Article 2. - Le paragraphe 3 de l'article 8 de la même loi est
complété ainsi qu'il suit :
- " La forme républicaine du gouvernement ne peut faire
l'objet d'une proposition de révision.
- " Les membres des familles ayant régné sur la
France sont inéligibles à la présidence de la République. "
Article 3. - Les articles 1 à 7 de la loi constitutionnelle du
24 février 1875, relatifs à l'organisation du
Sénat, n'auront plus le caractère constitutionnel.

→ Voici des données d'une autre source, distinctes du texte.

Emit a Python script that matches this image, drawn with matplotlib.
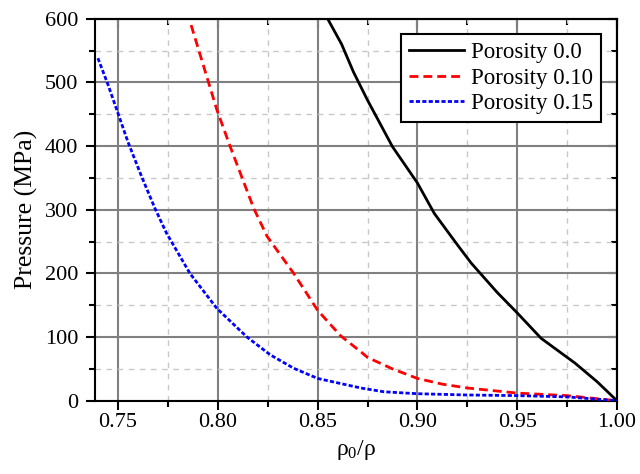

Article 4. - Le paragraphe 3 de l'article premier de la loi constitutionnelle
du 16 juillet 1875, sur les rapports des pouvoirs publics, est
abrogé.
Loi constitutionnelle du 10 août 1926,
complétant la loi constitutionnelle du 25 février 1875
Article unique. - La loi constitutionnelle du 25 février 1875,
relative à l'organisation des pouvoirs publics est complétée
par un article ainsi conçu :
- " L'autonomie de la caisse de gestion des bons de la défense
nationale et d'amortissement de la dette publique a le caractère
constitutionnel.
Seront affectés à cette caisse, jusqu'à l'amortissement
complet des bons de la défense nationale et des titres créés
par la caisse :
1° Les recettes nettes de la vente des tabacs ;
2° Le produit de la taxe complémentaire et exceptionnelle
sur la première mutation des droits de succession et les contributions
volontaires ;
Le produit des ressources ci-dessus énumérées au
cours du premier exercice qui suivra la promulgation de la présente
loi, constitue la dotation annuelle minimum de la caisse d'amortissement.
3° En cas d'insuffisance des ressources ci-dessus pour assurer le
service des bons gérés par la caisse et des titres créés
par elle, une annuité au moins égale, inscrite au budget.